Cette Data Exchange Platform se déploie dans un délai de six semaines à trois mois : le temps de déterminer l’univers sémantique du métier ou de la filière pour caractériser et décrire la donnée.
En résumé, Data Exchange Platform permet d’avoir avec sa propre stratégie de marque et de gérer son propre écosystème avec une Marketplace privée.
L’autre offre est la place de marché gérée par Dawex lui-même. La Global Data Marketplace est une « communauté » lancée en 2017 qui compte aujourd’hui plus de 10 000 organisations dans une cinquantaine de pays.
« On continue à la faire grandir », assure le dirigeant. « Et les entreprises qui veulent faire leur propre boutique [N.D.R. : avec la Data Exchange Platform] peuvent aussi se connecter à cette communauté » notamment pour gagner en visibilité.
Exemples de cas d’usage
Le Data Exchange a de multiples cas d’usage. Même si la plupart des clients de Dawex ne veulent pas communiquer sur leurs stratégies. « L’économie de la donnée est encore nouvelle pour nos clients » justifie Laurent Lafaye.
Celui-ci donne toutefois plusieurs exemples – réels – d’utilisation.
Dans le commerce (Retail), un distributeur possède de nombreuses informations sur ses points de vente (disponibilité, stocks, prix, fréquentations, convergence du commerce en ligne et en magasins, etc.). Autant de données qui peuvent intéresser des marques.
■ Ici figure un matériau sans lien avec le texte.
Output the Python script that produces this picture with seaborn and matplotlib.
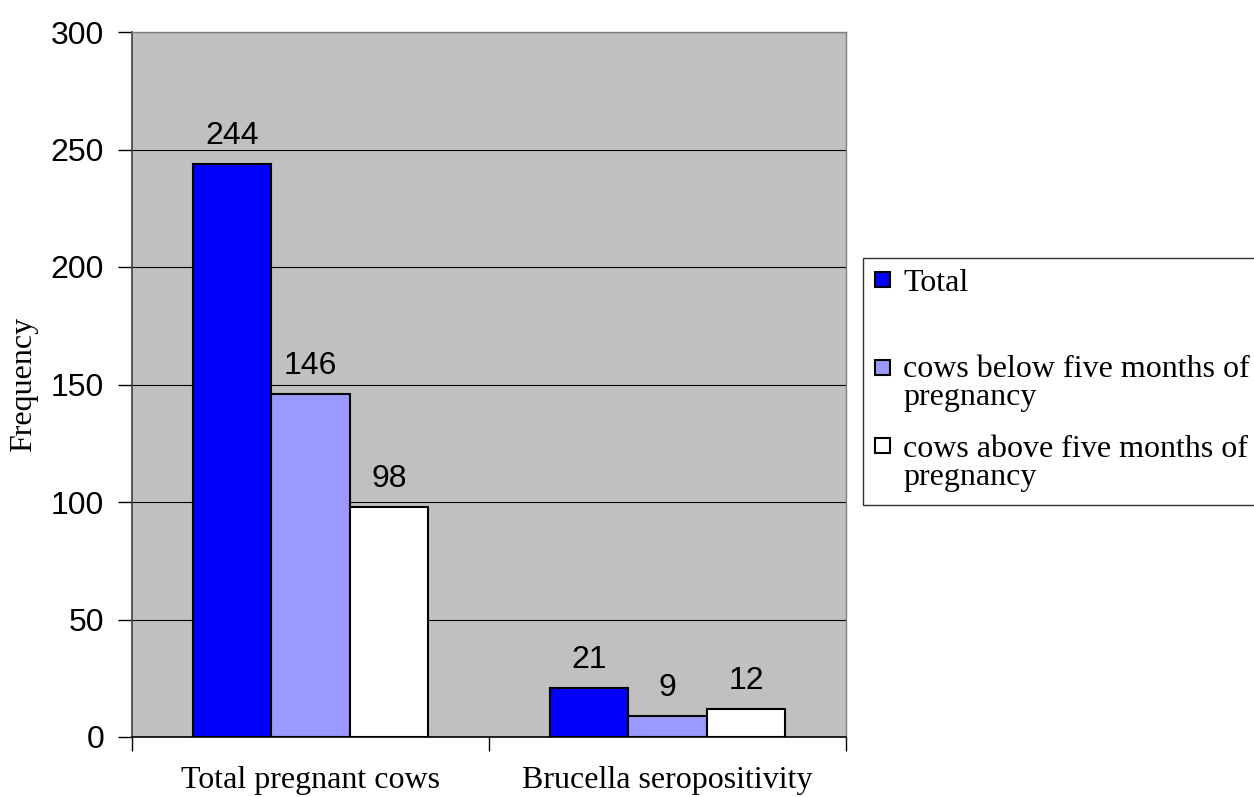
import matplotlib
matplotlib.use("Agg")
import matplotlib.pyplot as plt
from matplotlib.patches import Rectangle
import seaborn as sns
import pandas as pd

categories = ["Total pregnant cows", "Brucella seropositivity"]
series = ["Total", "cows below five months of\npregnancy", "cows above five months of\npregnancy"]
total = [244, 21]
below_five = [146, 9]
above_five = [98, 12]
colors = ["#0000FF", "#9999FF", "#FFFFFF"]
yticks = [0, 50, 100, 150, 200, 250, 300]

rows = []
for name, vals in zip(series, [total, below_five, above_five]):
    for cat, v in zip(categories, vals):
        rows.append({"category": cat, "series": name, "value": v})
df = pd.DataFrame(rows)

sns.set_theme(style="white")
plt.rcParams.update({"text.color": "black", "axes.labelcolor": "black",
                     "xtick.color": "black", "ytick.color": "black"})
serif = ["Liberation Serif", "DejaVu Serif"]
sans = ["Liberation Sans", "DejaVu Sans"]

W, H = 1254, 797
fig = plt.figure(figsize=(W / 100, H / 100), dpi=100)
ax = fig.add_axes([132 / W, 1 - 737 / H, (846 - 132) / W, (737 - 32) / H])
ax.set_facecolor("#C0C0C0")

sns.barplot(data=df, x="category", y="value", hue="series", hue_order=series,
            order=categories, palette=colors, width=0.66, gap=0,
            edgecolor="black", linewidth=1.5, saturation=1, legend=False,
            ax=ax, zorder=3)

for cont in ax.containers:
    ax.bar_label(cont, padding=9, fontsize=23, family=sans, color="black")

ax.set_ylim(0, 300)
ax.set_xlim(-0.5, 1.5)
ax.set_yticks(yticks)
ax.set_yticklabels([str(t) for t in yticks], family=sans, fontsize=23, color="black")
ax.yaxis.grid(True, color="black", linewidth=0.8, zorder=1)
ax.set_axisbelow(True)

# category ticks at the group boundaries, labels at group centres
ax.set_xticks([-0.5, 0.5, 1.5])
ax.set_xticklabels([])
ax.set_xticks([0, 1], minor=True)
ax.set_xticklabels(categories, minor=True, family=serif, fontsize=23, color="black")
ax.tick_params(axis="x", which="major", length=10, width=1, color="black", direction="out", bottom=True)
ax.tick_params(axis="x", which="minor", length=0, pad=21)
ax.tick_params(axis="y", length=10, width=1, color="black", direction="out", left=True, pad=10)

ax.set_xlabel("")
ax.set_ylabel("Frequency", family=serif, fontsize=23, labelpad=9, color="black")

for side in ["top", "right"]:
    ax.spines[side].set_color("#808080")
    ax.spines[side].set_linewidth(1)
ax.spines["left"].set_color("#404040")
ax.spines["left"].set_linewidth(1.2)
ax.spines["bottom"].set_color("black")
ax.spines["bottom"].set_linewidth(1.2)

# legend box, entries aligned on the first line of each label
def fx(px):
    return px / W


def fy(py):
    return 1 - py / H


fig.add_artist(Rectangle((fx(863), fy(505)), fx(1262) - fx(863), fy(258) - fy(505),
                         transform=fig.transFigure, facecolor="white",
                         edgecolor="#303030", linewidth=1, zorder=5))
square_centres = [280, 367, 446]
first_baselines = [291, 377, 457]
for colour, label, cy, base in zip(colors, series, square_centres, first_baselines):
    fig.add_artist(Rectangle((fx(875), fy(cy + 7.5)), fx(15), 15 / H,
                             transform=fig.transFigure, facecolor=colour,
                             edgecolor="black", linewidth=1.5, zorder=6))
    for i, line in enumerate(label.split("\n")):
        fig.text(fx(903), fy(base + 28 * i), line, family=serif, fontsize=23,
                 ha="left", va="baseline", color="black", zorder=7)

fig.savefig("out.png", dpi=100)
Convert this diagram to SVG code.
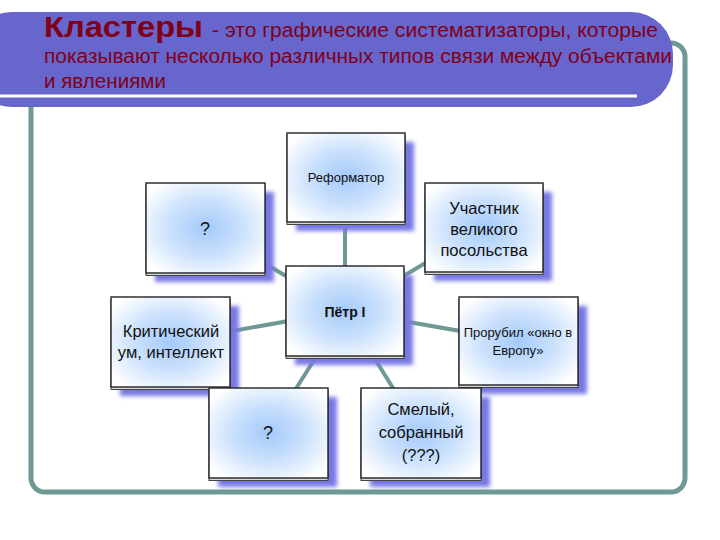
<svg xmlns="http://www.w3.org/2000/svg" width="720" height="540" viewBox="0 0 720 540">
<defs>
<radialGradient id="g" cx="0.5" cy="0.5" r="0.62">
<stop offset="0" stop-color="#a4cafa"/>
<stop offset="0.5" stop-color="#cbe1fc"/>
<stop offset="1" stop-color="#ffffff"/>
</radialGradient>
<filter id="blur" x="-20%" y="-20%" width="140%" height="140%">
<feGaussianBlur stdDeviation="2.2"/>
</filter>
<style>
.sh{fill:#7878e4;filter:url(#blur)}
.back{fill:#d8d8d8;stroke:#444;stroke-width:1}
.box{fill:url(#g);stroke:#222;stroke-width:1.4}
.t{font-family:"Liberation Sans",Arial,sans-serif;fill:#111;text-anchor:middle}
.c line{stroke:#6f9994;stroke-width:4}
.title{font-family:"Liberation Sans",Arial,sans-serif;fill:#800018}
</style>
</defs>
<rect width="720" height="540" fill="#fff"/>
<rect x="31" y="43" width="654" height="449" rx="14" fill="none" stroke="#6f9994" stroke-width="5"/>
<rect x="-30" y="12" width="703" height="95" rx="42" fill="#6666cc"/>
<line x1="0" y1="96" x2="637" y2="96" stroke="#fff" stroke-width="3"/>
<g id="title" class="title">
<text x="44" y="37" font-size="30" font-weight="bold" textLength="159" lengthAdjust="spacingAndGlyphs">Кластеры</text>
<text x="212" y="37" font-size="20" textLength="446" lengthAdjust="spacingAndGlyphs">- это графические систематизаторы, которые</text>
<text x="44" y="63" font-size="20" textLength="628" lengthAdjust="spacingAndGlyphs">показывают несколько различных типов связи между объектами</text>
<text x="44" y="88" font-size="20" textLength="122" lengthAdjust="spacingAndGlyphs">и явлениями</text>
</g>
<g id="connectors" class="c">
<line x1="345" y1="311" x2="345" y2="178"/>
<line x1="345" y1="311" x2="205" y2="228"/>
<line x1="345" y1="311" x2="484" y2="228"/>
<line x1="345" y1="311" x2="170" y2="342"/>
<line x1="345" y1="311" x2="518" y2="341"/>
<line x1="345" y1="311" x2="268" y2="433"/>
<line x1="345" y1="311" x2="421" y2="433"/>
</g>
<g id="n-reformator">
<rect class="sh" x="296" y="142" width="118" height="89"/>
<rect class="back" x="287" y="135.5" width="118" height="89"/>
<rect class="box" x="287" y="133" width="118" height="89"/>
<text class="t" x="346" y="182" font-size="13">Реформатор</text>
</g>
<g id="n-q1">
<rect class="sh" x="155" y="192" width="119" height="90"/>
<rect class="back" x="146" y="185.5" width="119" height="90"/>
<rect class="box" x="146" y="183" width="119" height="90"/>
<text class="t" x="205" y="235" font-size="18">?</text>
</g>
<g id="n-uchastnik">
<rect class="sh" x="434" y="192" width="118" height="89"/>
<rect class="back" x="425" y="185.5" width="118" height="89"/>
<rect class="box" x="425" y="183" width="118" height="89"/>
<text class="t" x="484" y="214" font-size="16.5">Участник</text>
<text class="t" x="484" y="235" font-size="16.5">великого</text>
<text class="t" x="484" y="256" font-size="16.5">посольства</text>
</g>
<g id="n-petr">
<rect class="sh" x="295" y="275" width="118" height="90"/>
<rect class="back" x="286" y="268.5" width="118" height="90"/>
<rect class="box" x="286" y="266" width="118" height="90"/>
<text class="t" x="345" y="317" font-size="14" font-weight="bold">Пётр I</text>
</g>
<g id="n-krit">
<rect class="sh" x="120" y="306" width="119" height="90"/>
<rect class="back" x="111" y="299.5" width="119" height="90"/>
<rect class="box" x="111" y="297" width="119" height="90"/>
<text class="t" x="171" y="337" font-size="16.5">Критический</text>
<text class="t" x="171" y="358" font-size="16.5">ум, интеллект</text>
</g>
<g id="n-prorubil">
<rect class="sh" x="468" y="306" width="119" height="88"/>
<rect class="back" x="459" y="299.5" width="119" height="88"/>
<rect class="box" x="459" y="297" width="119" height="88"/>
<text class="t" x="518" y="337" font-size="13">Прорубил «окно в</text>
<text class="t" x="518" y="355" font-size="13">Европу»</text>
</g>
<g id="n-q2">
<rect class="sh" x="218" y="397" width="119" height="90"/>
<rect class="back" x="209" y="390.5" width="119" height="90"/>
<rect class="box" x="209" y="388" width="119" height="90"/>
<text class="t" x="268" y="439" font-size="18">?</text>
</g>
<g id="n-smely">
<rect class="sh" x="370" y="397" width="120" height="90"/>
<rect class="back" x="361" y="390.5" width="120" height="90"/>
<rect class="box" x="361" y="388" width="120" height="90"/>
<text class="t" x="421" y="415" font-size="16.5">Смелый,</text>
<text class="t" x="421" y="438" font-size="16.5">собранный</text>
<text class="t" x="421" y="461" font-size="16.5">(???)</text>
</g>
</svg>
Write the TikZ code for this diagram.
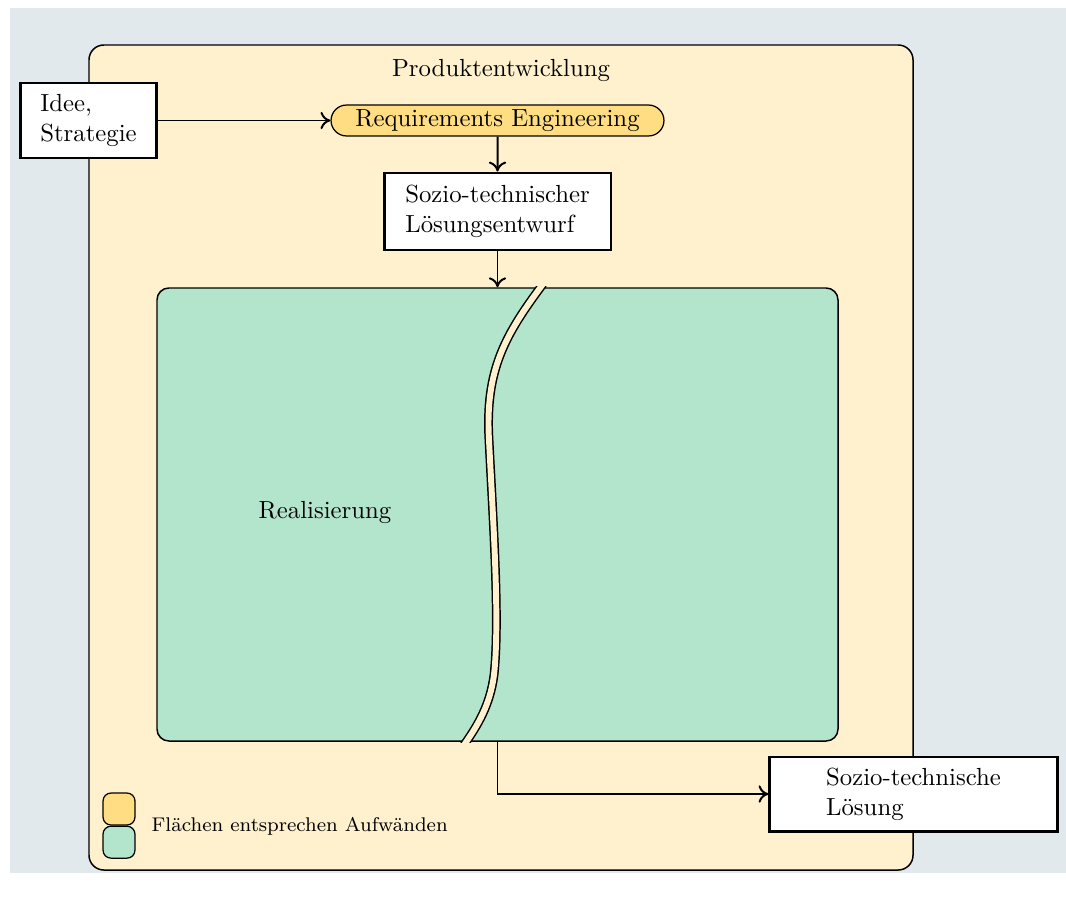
\documentclass[tikz,border=0pt]{standalone}
\usepackage{tikz}
\usetikzlibrary{arrows.meta,positioning,calc,fit,shapes.misc}
\definecolor{PageBlue}{HTML}{E1E9ED}
\definecolor{FrameCream}{HTML}{FFF1CE}
\definecolor{ReqGold}{HTML}{FFDD82}
\definecolor{RealMint}{HTML}{B3E5CD}
\tikzset{
  textbox/.style={draw,line width=1.2pt,fill=white,align=left,inner sep=0pt},
  flow/.style={line width=0.8pt,-{To[length=4pt,width=7pt]}},
  legendbox/.style={draw,line width=0.5pt,rounded corners=3.2pt,minimum size=12.9pt,inner sep=0pt}
}
\begin{document}
\begin{tikzpicture}[x=0.404pt,y=-0.404pt]
  \useasboundingbox (0,0) rectangle (1066,901);
  \fill[PageBlue] (10,8) rectangle (1066,873);
  % Rahmen
  \node[draw,line width=0.6pt,rounded corners=6pt,fill=FrameCream,inner sep=0pt,fit={(89,45) (913,870)}] (pe){};
  \node at (501,70) (title){Produktentwicklung};
  \node[textbox,minimum width=55.3pt,minimum height=30.3pt] at (88.5,120.5) (idee){Idee,\\Strategie};
  \node[draw,line width=0.5pt,rounded rectangle,fill=ReqGold,minimum width=134.5pt,minimum height=12.5pt,inner sep=0pt] at (497.5,120.5) (req){Requirements Engineering};
  \node[textbox,minimum width=91.7pt,minimum height=31.1pt] at (497.5,211.5) (entwurf){Sozio-technischer\\Lösungsentwurf};
  \node[draw,line width=0.6pt,rounded corners=4.8pt,fill=RealMint,inner sep=0pt,fit={(157,288) (838,741)}] (real){};
  % Spalt
  \begin{scope}
    \clip (157,286.5) rectangle (838,742.5);
    \draw[line width=3.6pt] (543,284) .. controls (505,335) and (485,370) .. (489,440) .. controls (493,520) and (500,620) .. (494,675) .. controls (490,705) and (478,725) .. (464,745);
    \draw[line width=2.4pt,FrameCream] (543,284) .. controls (505,335) and (485,370) .. (489,440) .. controls (493,520) and (500,620) .. (494,675) .. controls (490,705) and (478,725) .. (464,745);
  \end{scope}
  \node at (325,512) (reallabel){Realisierung};
  \node[textbox,minimum width=116pt,minimum height=29.9pt] at (913.5,794) (loesung){Sozio-technische\\Lösung};
  \draw[flow] (idee) -- (req);
  \draw[flow] (req) -- (entwurf);
  \draw[flow] (entwurf) -- (real);
  \draw[flow] (real.south) |- (loesung.west);
  % Legende
  \node[legendbox,fill=ReqGold] at (119,809) (legA){};
  \node[legendbox,fill=RealMint,below=0pt of legA] (legB){};
  \node[anchor=west,font=\footnotesize] at (143,826) (legtext){Flächen entsprechen Aufwänden};
\end{tikzpicture}
\end{document}
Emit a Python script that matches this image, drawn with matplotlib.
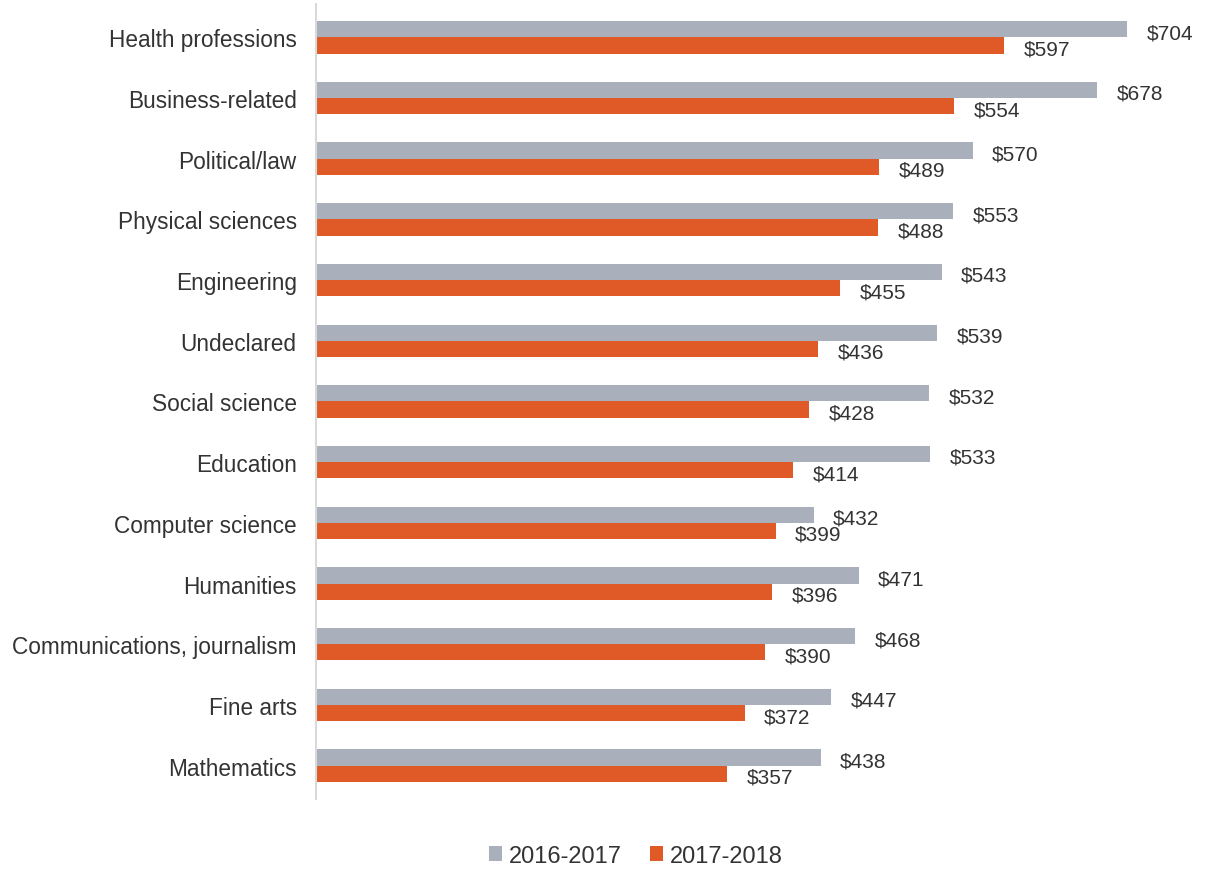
import matplotlib.pyplot as plt
import numpy as np

plt.rcParams['font.family'] = ['Liberation Sans', 'DejaVu Sans']

# Datos
categorias = ["Health professions", "Business-related", "Political/law", "Physical sciences",
              "Engineering", "Undeclared", "Social science", "Education", "Computer science",
              "Humanities", "Communications, journalism", "Fine arts", "Mathematics"]
valores_2016 = [704, 678, 570, 553, 543, 539, 532, 533, 432, 471, 468, 447, 438]
valores_2017 = [597, 554, 489, 488, 455, 436, 428, 414, 399, 396, 390, 372, 357]
series = ["2016-2017", "2017-2018"]

color_gris = '#A9B0BC'
color_naranja = '#E05A28'
color_texto = '#333333'

fig = plt.figure(figsize=(12.11, 8.70), dpi=100)
ax = fig.add_axes([0.261, 0.0805, 0.7135, 0.9138])

y = np.arange(len(categorias))
h = 0.268

b1 = ax.barh(y - h / 2, valores_2016, height=h, color=color_gris, label=series[0])
b2 = ax.barh(y + h / 2, valores_2017, height=h, color=color_naranja, label=series[1])

# Etiquetas de valores
for barras, vals in [(b1, valores_2016), (b2, valores_2017)]:
    for rect, v in zip(barras, vals):
        ax.annotate(f"${v}", (rect.get_width(), rect.get_y() + rect.get_height() / 2),
                    xytext=(14, -2.5), textcoords='offset points',
                    ha='left', va='center', fontsize=15, color=color_texto)

ax.set_xlim(0, 750)
ax.set_ylim(len(categorias) - 0.45, -0.55)
ax.set_yticks(y)
ax.set_yticklabels(categorias, fontsize=16.3, color=color_texto)
ax.tick_params(axis='y', length=0, pad=14)
ax.set_xticks([])

for lado in ['top', 'right', 'bottom']:
    ax.spines[lado].set_visible(False)
ax.spines['left'].set_color('#D9D9D9')
ax.spines['left'].set_linewidth(1.5)

fig.legend(handles=[b1, b2], labels=series, loc='lower center', bbox_to_anchor=(0.525, -0.022),
           ncol=2, frameon=False, fontsize=17, handlelength=0.55, handleheight=0.55,
           handletextpad=0.3, columnspacing=1.2, labelcolor=color_texto)

plt.savefig("out.png", dpi=100)
plt.close()
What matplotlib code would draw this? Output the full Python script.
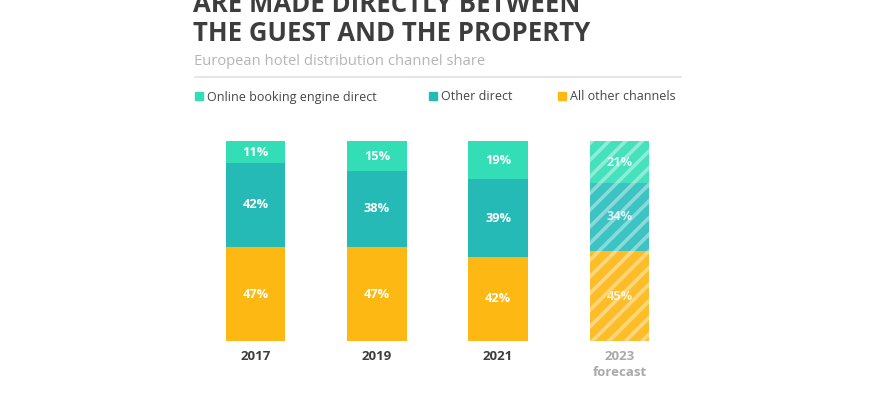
import matplotlib
matplotlib.use("Agg")
import matplotlib.pyplot as plt
import numpy as np

years = ["2017", "2019", "2021", "2023\nforecast"]
online_booking = [11, 15, 19, 21]
other_direct = [42, 38, 39, 34]
all_other = [47, 47, 42, 45]
series_names = ["Online booking engine direct", "Other direct", "All other channels"]

C_MINT = "#33DDB6"
C_TEAL = "#26BAB7"
C_YEL = "#FDB813"
C_MINT_F = "#45E0BC"
C_TEAL_F = "#3CC3C2"
C_YEL_F = "#FDBD28"

plt.rcParams["font.family"] = ["Open Sans", "DejaVu Sans"]
plt.rcParams["hatch.linewidth"] = 2.6

fig = plt.figure(figsize=(8.7, 4.0), dpi=100)
fig.patch.set_facecolor("white")

W, H = 870, 400
def fx(px): return px / W
def fy(py): return 1 - py / H

# Title
fig.text(fx(193), fy(12), "ARE MADE DIRECTLY BETWEEN", fontsize=18.5, fontweight="bold",
         color="#3d3d3d", va="baseline", ha="left")
fig.text(fx(193), fy(41), "THE GUEST AND THE PROPERTY", fontsize=18.5, fontweight="bold",
         color="#3d3d3d", va="baseline", ha="left")
fig.text(fx(194), fy(65), "European hotel distribution channel share", fontsize=10.6,
         color="#b5b5b5", va="baseline", ha="left")
fig.add_artist(plt.Line2D([fx(195), fx(681)], [fy(77), fy(77)], color="#e2e2e2", lw=1.2))

# Legend
leg_items = [(195, C_MINT, series_names[0]), (429, C_TEAL, series_names[1]), (558, C_YEL, series_names[2])]
for px, col, name in leg_items:
    fig.add_artist(plt.Rectangle((fx(px), fy(100)), fx(8), 8 / H, color=col, transform=fig.transFigure))
    fig.text(fx(px + 12), fy(100.5), name, fontsize=9.0, color="#454545", va="baseline", ha="left")

ax = fig.add_axes([fx(195), fy(341), fx(485), 200 / H])
x = np.arange(len(years))
ax.set_xlim(-0.5, 3.5)
ax.set_ylim(0, 100)

bottoms = np.zeros(len(years))
for vals, col, colf in [(all_other, C_YEL, C_YEL_F), (other_direct, C_TEAL, C_TEAL_F), (online_booking, C_MINT, C_MINT_F)]:
    vals = np.array(vals, dtype=float)
    for i in range(len(years)):
        forecast = i == len(years) - 1
        ax.bar(x[i], vals[i], bottom=bottoms[i], width=0.49,
               color=colf if forecast else col,
               hatch="//" if forecast else None,
               edgecolor=(1, 1, 1, 0.4) if forecast else col,
               linewidth=0)
        ax.text(x[i], bottoms[i] + vals[i] / 2, f"{int(vals[i])}%", ha="center", va="center",
                fontsize=9.2, fontweight="bold",
                color=(1, 1, 1, 0.8) if forecast else "white")
    bottoms += vals

for s in ax.spines.values():
    s.set_visible(False)
ax.set_yticks([])
ax.set_xticks([])
for i, lab in enumerate(years):
    forecast = i == len(years) - 1
    ax.text(x[i], -4.5, lab, ha="center", va="top", fontsize=9.5, fontweight="bold",
            color="#a9a9a9" if forecast else "#3d3d3d", linespacing=1.3,
            transform=ax.transData, clip_on=False)

fig.savefig("out.png", dpi=100, facecolor="white")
Ces marques passent aujourd’hui par des panelistes qui récupèrent les informations des distributeurs (pour par exemple établir les parts de marché).
« Les distributeurs réfléchissent donc à la manière de valoriser [en direct] leurs données, soit au cas par cas, soit de manière industrielle », témoigne Laurent Lafaye. « Si j’ai les stocks par marque et par point de vente, sur un historique de X années, pourquoi ne pas créer des produits de données sur étagère ? […] Pourquoi ne pas commercialiser [ma donnée] directement à mes fournisseurs de produits (les grandes marques) qui veulent comprendre le consommateur dont elles sont coupées ».
Ce cas est intéressant, car il montre au passage que l’échange de données est souvent un nouvel élément dans un écosystème déjà formé, constate le dirigeant.
Parmi ses clients officiels, Dawex compte le géant japonais Kanematsu (plus de 7 milliards de dollars dans l’import-export) ou l’association professionnelle agricole APIAgro – dont LeMagIT a déjà parlé en détail ici. Avec cette place de marché sectorielle, le Ministère de l’Agriculture a pu donner plus de visibilité à ses jeux de données open data ; et surtout comprendre qui les consommait, et dans quel but.
« Caractériser les cas d’usages qui sont faits [de ces informations] permet [au Ministère] d’entamer une rétro boucle », ajoute Laurent Lafaye, qui revendique un autre gros client au Japon dans l’énergie renouvelable et les smart grids.
Côté investisseurs – dont on peut penser qu’ils utilisent sa technologie – Amadeus, Bouygues Construction (« qui travaille de plus en plus sur les Smart City », dixit Laurent Lafaye), et Itoshu (« un groupe japonais de 105 milliards $ de CA en pleine transformation numérique ») sont venus rejoindre en 2019 la Caisse des Dépôts.
En 2017, Dawex a également gagné un pitch avec Carrefour.
« Tech Pioneers » du Forum Economique Mondial
Dawex emploie aujourd’hui cinquante personnes sur ses trois bureaux à Lyon, Paris et Montréal.
Laurent LafayeDawex
Cette année, la société a été nommée « Tech Pioneer » par le Forum Économique Mondial. « Ce prix n’est pas très connu en France parce que malheureusement assez peu de Français ont été nommés », regrette Laurent Lafaye. « Dawex va participer pendant deux ans au groupe de travail du World Economic Forum sur la “Data Policy”, nous serons les seuls Européens avec des Chinois et des Nord-Américains ».
Cette reconnaissance sera aussi un moyen pour Dawex de toucher des entreprises un peu partout dans le monde, au moment où un géant comme AWS arrive sur ce marché du Data Exchange.
Quant à l’avenir, Dawex entrevoit déjà « un gros gisement » (sic) : les données industrielles. « Elles circulent très peu. Il y a plein de choses à faire [avec] », prédit le cofondateur d’une aventure IT qui s’annonce comme une très belle réussite.